There was 436KMT of wheat, 386KMT of barley and 128KMT of canola added to the stem in the past week. The data has been updated into the monthly shipping stable which now includes the Oct & Nov ABS exports as well as the shipping stem for Dec to Feb. Although there will be more Jan and Feb vessels that will come into the stem in coming weeks, a picture of the 2024/25 shipping pace is developing. With thanks to our analysts, we have introduced some additional charts to better illustrate this. In short, the wheat exports are lagging while canola and barley shipments are reasonably advanced. The below monthly shipping table shows wheat exports based on the ABS Oct-Nov and the stem for Dec-Feb.
Source - Agscienta
From an ocean freight perspective, we are still waiting for the market to kick into gear for this year. It's been a slow start with minimal desire or urgency (especially on behalf of cargo interest) to engage. Instead, many participants are willing to take a wait and watch approach which appears to be working in their favour as the spot and forward curve have been very gently easing over the past few weeks. The big question on everyone's mind is how the market will react once Chinese New Year week comes and goes. Many are still sitting on the fence and are not prepared to make any bold predictions either way just yet so it will continue to be a close watch.
All index routes lost ground as the week progressed and while there was fixing being done, all rates were below last done levels. There have been minimal period fixtures being concluded as we have a big stand-off in the bid/offer spread between charterers and owners.

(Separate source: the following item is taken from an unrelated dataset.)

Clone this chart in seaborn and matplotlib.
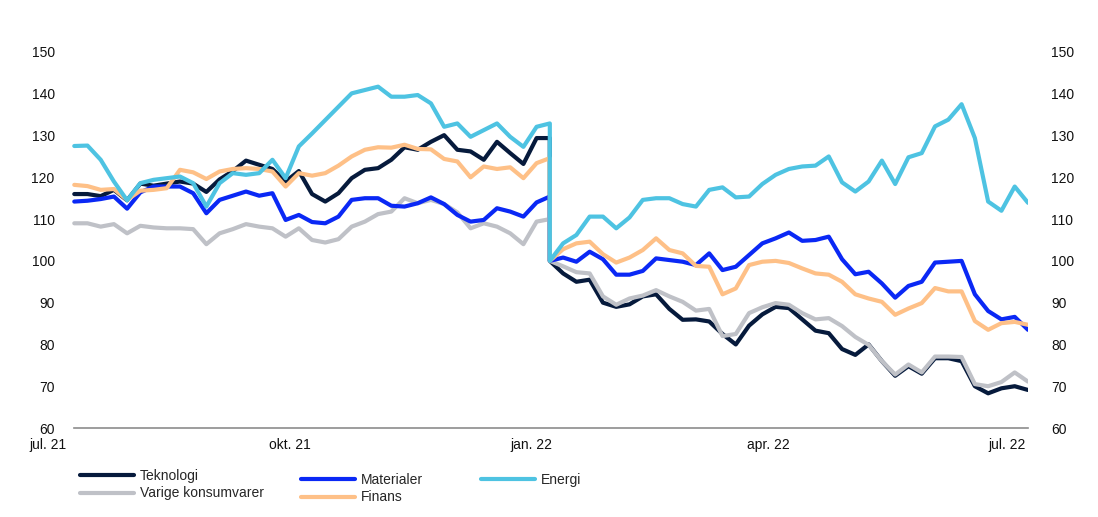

Rainfall across the Australian cropping areas last week was patchy and most areas of rainfall were coastal. Rain forecasts for the next week are somewhat similar however the expectations are for QLD, NSW and the eastern part of Victoria (VIC) to receive between 10-25mm which will do little for sub-soil with the summer temperatures expected to range between 25-35 degrees for the next week in these areas.

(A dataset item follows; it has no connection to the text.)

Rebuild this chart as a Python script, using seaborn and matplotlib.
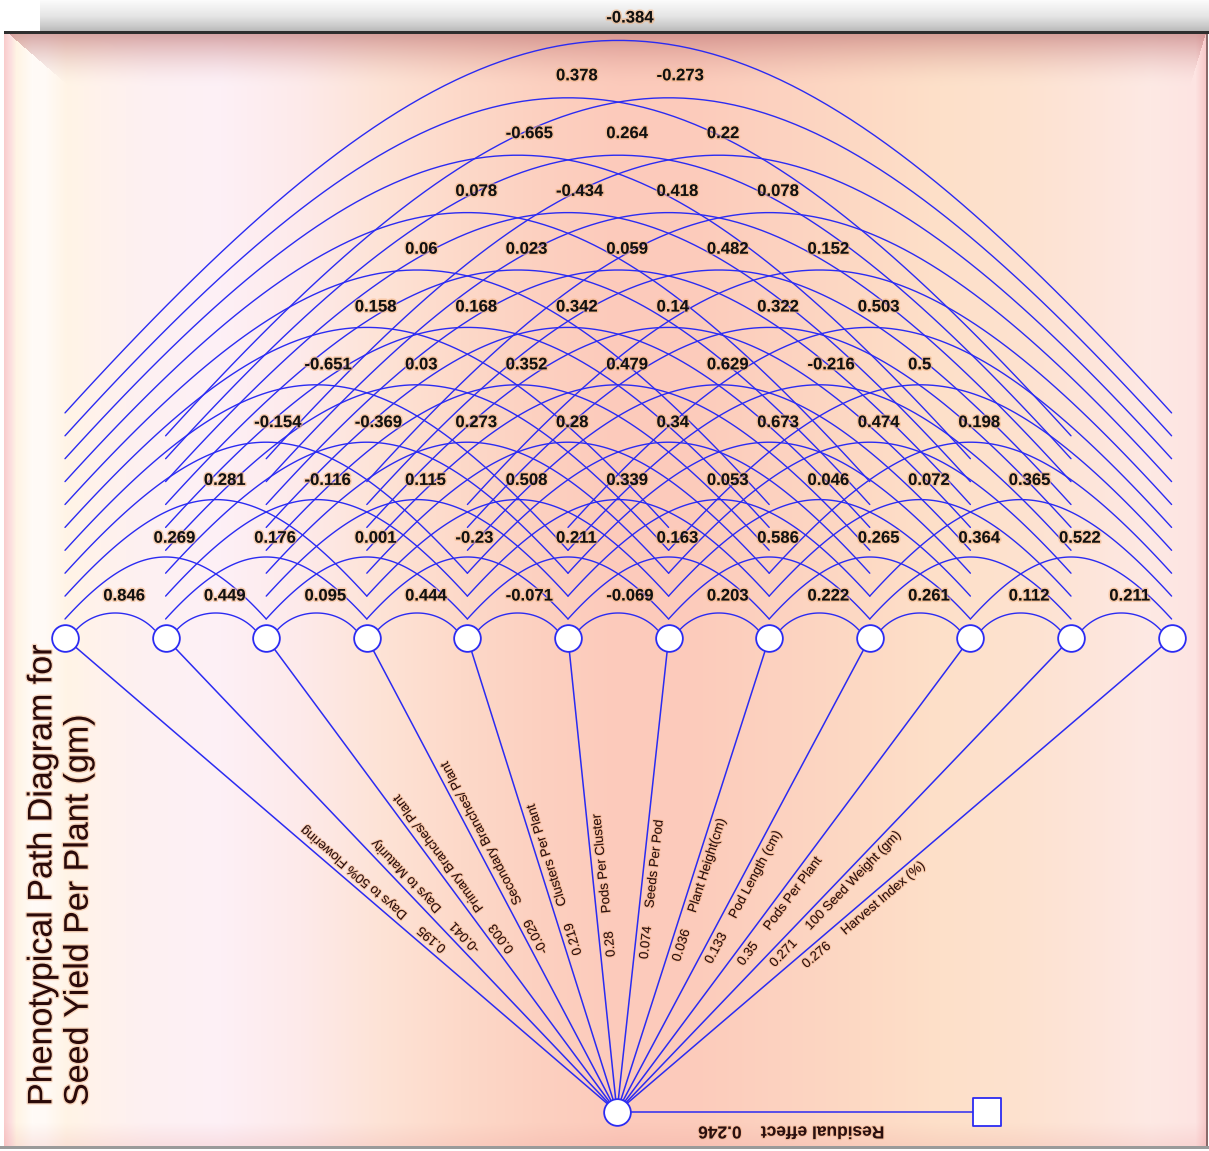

8 day forecast to 21st January 2025
http://www.bom.gov.au/
Weekly rainfall to 14 January 2025
http://www.bom.gov.au/
The Australian dollar was weaker again to finish last week when valued against the Greenback closing at 0.6150. The USD and US short term interest rates jumped after US payrolls easily beat expectations. The US unemployment rate decreased by 0.1pt to 4.1. FOMC rate cuts are at risk. AUD/USD can test 0.6099 if the Australian labour market report is weak as expected.

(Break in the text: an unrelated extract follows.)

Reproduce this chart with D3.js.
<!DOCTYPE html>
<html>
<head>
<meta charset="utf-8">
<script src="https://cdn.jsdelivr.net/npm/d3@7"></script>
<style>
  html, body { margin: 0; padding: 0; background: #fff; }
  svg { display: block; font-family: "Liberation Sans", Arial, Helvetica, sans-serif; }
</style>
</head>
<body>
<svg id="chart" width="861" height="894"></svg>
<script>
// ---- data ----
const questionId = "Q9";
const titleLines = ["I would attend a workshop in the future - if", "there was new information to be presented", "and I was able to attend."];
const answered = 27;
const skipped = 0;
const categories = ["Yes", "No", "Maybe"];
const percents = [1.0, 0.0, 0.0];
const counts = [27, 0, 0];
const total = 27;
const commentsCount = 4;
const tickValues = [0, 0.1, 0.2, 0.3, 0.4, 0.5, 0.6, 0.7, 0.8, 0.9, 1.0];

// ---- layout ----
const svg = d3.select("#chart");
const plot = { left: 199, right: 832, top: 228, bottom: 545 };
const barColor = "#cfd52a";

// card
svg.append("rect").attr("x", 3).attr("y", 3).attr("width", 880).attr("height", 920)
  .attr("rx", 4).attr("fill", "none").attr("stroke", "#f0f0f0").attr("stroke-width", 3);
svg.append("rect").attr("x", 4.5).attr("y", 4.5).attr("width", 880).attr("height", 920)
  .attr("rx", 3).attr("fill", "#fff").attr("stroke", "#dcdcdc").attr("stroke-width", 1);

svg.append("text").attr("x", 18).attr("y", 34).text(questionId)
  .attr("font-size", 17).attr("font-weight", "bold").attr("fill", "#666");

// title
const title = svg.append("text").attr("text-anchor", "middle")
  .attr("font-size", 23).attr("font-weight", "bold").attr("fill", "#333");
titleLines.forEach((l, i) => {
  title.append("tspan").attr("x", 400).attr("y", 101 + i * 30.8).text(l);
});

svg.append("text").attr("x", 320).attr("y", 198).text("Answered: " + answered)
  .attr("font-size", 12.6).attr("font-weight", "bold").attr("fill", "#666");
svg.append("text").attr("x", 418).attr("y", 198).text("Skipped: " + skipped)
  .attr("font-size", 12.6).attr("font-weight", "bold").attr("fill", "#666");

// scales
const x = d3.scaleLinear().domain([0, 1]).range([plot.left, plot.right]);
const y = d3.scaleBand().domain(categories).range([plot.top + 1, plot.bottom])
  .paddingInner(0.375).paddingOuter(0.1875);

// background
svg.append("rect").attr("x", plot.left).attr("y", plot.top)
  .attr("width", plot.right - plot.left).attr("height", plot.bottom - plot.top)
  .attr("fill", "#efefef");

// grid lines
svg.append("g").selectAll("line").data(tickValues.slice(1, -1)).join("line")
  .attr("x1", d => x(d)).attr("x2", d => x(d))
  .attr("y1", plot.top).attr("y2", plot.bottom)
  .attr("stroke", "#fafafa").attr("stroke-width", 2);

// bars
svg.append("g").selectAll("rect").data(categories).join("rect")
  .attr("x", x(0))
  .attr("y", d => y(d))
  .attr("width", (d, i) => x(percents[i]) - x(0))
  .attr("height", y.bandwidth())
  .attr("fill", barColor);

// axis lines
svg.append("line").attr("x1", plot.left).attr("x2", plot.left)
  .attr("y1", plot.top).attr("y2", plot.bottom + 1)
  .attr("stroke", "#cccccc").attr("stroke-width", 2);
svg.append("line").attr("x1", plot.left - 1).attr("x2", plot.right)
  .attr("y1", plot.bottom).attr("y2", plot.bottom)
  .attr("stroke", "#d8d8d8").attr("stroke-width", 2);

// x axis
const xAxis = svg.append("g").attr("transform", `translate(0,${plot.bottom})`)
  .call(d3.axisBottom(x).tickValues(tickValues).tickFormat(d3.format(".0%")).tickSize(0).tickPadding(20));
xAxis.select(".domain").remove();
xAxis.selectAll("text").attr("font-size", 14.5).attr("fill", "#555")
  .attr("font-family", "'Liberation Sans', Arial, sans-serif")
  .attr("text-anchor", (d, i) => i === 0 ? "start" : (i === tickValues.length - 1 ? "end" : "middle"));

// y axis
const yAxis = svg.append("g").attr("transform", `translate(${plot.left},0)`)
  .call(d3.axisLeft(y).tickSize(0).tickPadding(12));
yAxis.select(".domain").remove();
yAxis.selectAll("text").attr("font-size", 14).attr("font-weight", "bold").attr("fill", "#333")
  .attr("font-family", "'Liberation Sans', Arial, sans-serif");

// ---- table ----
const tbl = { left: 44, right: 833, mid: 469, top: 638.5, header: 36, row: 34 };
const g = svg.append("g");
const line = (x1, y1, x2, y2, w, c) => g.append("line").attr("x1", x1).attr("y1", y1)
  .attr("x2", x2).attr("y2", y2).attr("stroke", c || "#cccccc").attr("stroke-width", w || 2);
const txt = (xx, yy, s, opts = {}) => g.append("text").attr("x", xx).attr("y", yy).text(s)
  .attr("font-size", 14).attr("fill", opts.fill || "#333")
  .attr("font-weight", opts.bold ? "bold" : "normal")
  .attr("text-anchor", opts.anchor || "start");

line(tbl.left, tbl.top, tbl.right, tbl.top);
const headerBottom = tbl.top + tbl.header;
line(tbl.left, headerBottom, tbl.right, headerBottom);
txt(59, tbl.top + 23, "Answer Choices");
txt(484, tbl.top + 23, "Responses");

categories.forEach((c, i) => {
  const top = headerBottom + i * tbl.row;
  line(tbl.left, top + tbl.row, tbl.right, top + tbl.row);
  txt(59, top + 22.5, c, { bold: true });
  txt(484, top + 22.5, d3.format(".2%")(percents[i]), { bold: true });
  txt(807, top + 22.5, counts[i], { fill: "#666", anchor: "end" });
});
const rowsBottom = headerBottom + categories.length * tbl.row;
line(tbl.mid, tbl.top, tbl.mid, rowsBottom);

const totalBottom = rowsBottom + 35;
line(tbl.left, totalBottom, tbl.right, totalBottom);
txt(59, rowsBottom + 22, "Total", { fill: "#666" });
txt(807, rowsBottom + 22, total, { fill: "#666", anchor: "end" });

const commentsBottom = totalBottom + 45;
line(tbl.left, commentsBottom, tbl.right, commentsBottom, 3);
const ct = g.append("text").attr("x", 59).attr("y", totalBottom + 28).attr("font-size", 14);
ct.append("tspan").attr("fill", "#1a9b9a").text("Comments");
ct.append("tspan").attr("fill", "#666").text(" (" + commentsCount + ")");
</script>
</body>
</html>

The USDA’s January WASE report was supportive corn and soybeans but neutral for wheat.
Wheat
USDA reported U.S. wheat ending stocks at 798 million bushels, in line with trade expectations for 785-825 million bushels. USDA also released its initial 2025/26 US winter wheat seedings report overnight where plantings were up 725,000 acres, which was not expected. This would add a further 50-60 mill bu of winter wheat production, assuming normal abandonment and trend yields. USDA’s global changes for the 2024/25 balance sheet were little changed in the Jan WASDE. Global wheat production was about unchanged at 793MMT, but world wheat exports were cut by 1.7MMT to 212MMT. Russia’s wheat exports were reduced by 1MMT to 46MMT and Ukraine was back 0.5MMT to 16MMT. China’s wheat imports were reduced by a further 0.5MMT to 10.5MMT compared to last year’s 13.6MMT. Turkey’s wheat imports were cut by 1.0MMT to 5.5MMT, compared to last year’s 9.4MMT and 12.1MMT in 2022/23.
Corn
USDA estimated U.S. corn production at 14.867 billion bushels, below market expectations for 14.965-15.193 billion bushels. USDA estimated U.S. corn yield at 179.3 bushels per acre, less than analysts' expectations for 181.3-183.7 bushels per acre. Ending stocks were at 1.54 billion bushels, at the low end of predictions for 1.540-1.815 billion bushels. Globally, USDA kept its South American production estimated unchanged (Argi 51.0MMT and Brazil 127.0MMT). Global corn production was cut by 3.5MMT to 1,214MMT with US production down 7MMT to 377.6MMT. Global exports were reduced by 1.6MMT to 191.4MMT. China’s 2024/25 imports were cut by a further 1MMT to 13MMT, down 10.3MMT from last year’s 23.4MMT. The full extent of the impact of this is only seen by looking at the 2023/24 numbers as well. USDA’s 2023/25 Brazil’s exports forecasts have been in free-fall in recent months. USDA cut Brazil’s 23/24 corn exports by a further 2MMT to 39.5MMT. This is 8.5MMT less than the 48MMT forecast in Sep24.
Barley
The most notable feature of the USDA’s 0.5MMT reduction in China’s 2024/25 barley imports to 9.5MMT. This is 6.4MMT below last year’s 15.9MMT. Russia’s barley production was lowered by a further 0.3MMT to 16.3MMT, down from 20.5MMT in 2023/24.
Soybeans
USDA estimated U.S. soybean production at 4.366 billion bushels, compared with analyst expectations for 4.408-4.539 billion bushels. They said U.S. soybean yield was at 50.7 bushels per acre lower than trade expectations for 51.1-52.6 bushels per acre. USDA put U.S. soybean ending stocks at 380 million bushels, below analyst predictions for 390-495 million bushels. USDA lifted its US soyoil forecasts, which was broadly expected and needed. Globally, USDA lowered world soybean production by 2.8MMT to 424.3MMT. This was due to the 2.6MMT reduction in US production to 118.8MMT. South American production was unchanged with Brazil at 169MMT and Argi 52MMT. China’s imports were unchanged at 109MMT. Global ending stocks were reduced by 3.5MMT to 128.4MMT, which is 16MMT more than last year and record large. Most of the reduction in world soybean stocks came from the 2.5MMT reduction in US ending stocks to 10.3MMT.
Canola
USDA made some significant changes to its historical Chinese rapeseed production assumptions which altered the historical balance sheets, although the trade numbers were little changed. World 2024/25 world production was reduced by 1MMT to 85.2MMT. This was made up of a 0.35MMT reduction in Russian to 4.65MMT and 0.5MMT cut in India’s output. Canada’s crop was unchanged at 18.8MMT, but exports were raised by 0.5MMT to 7.25MMT as they gain market share into the EU. EU imports were unchanged at 6.85MMT.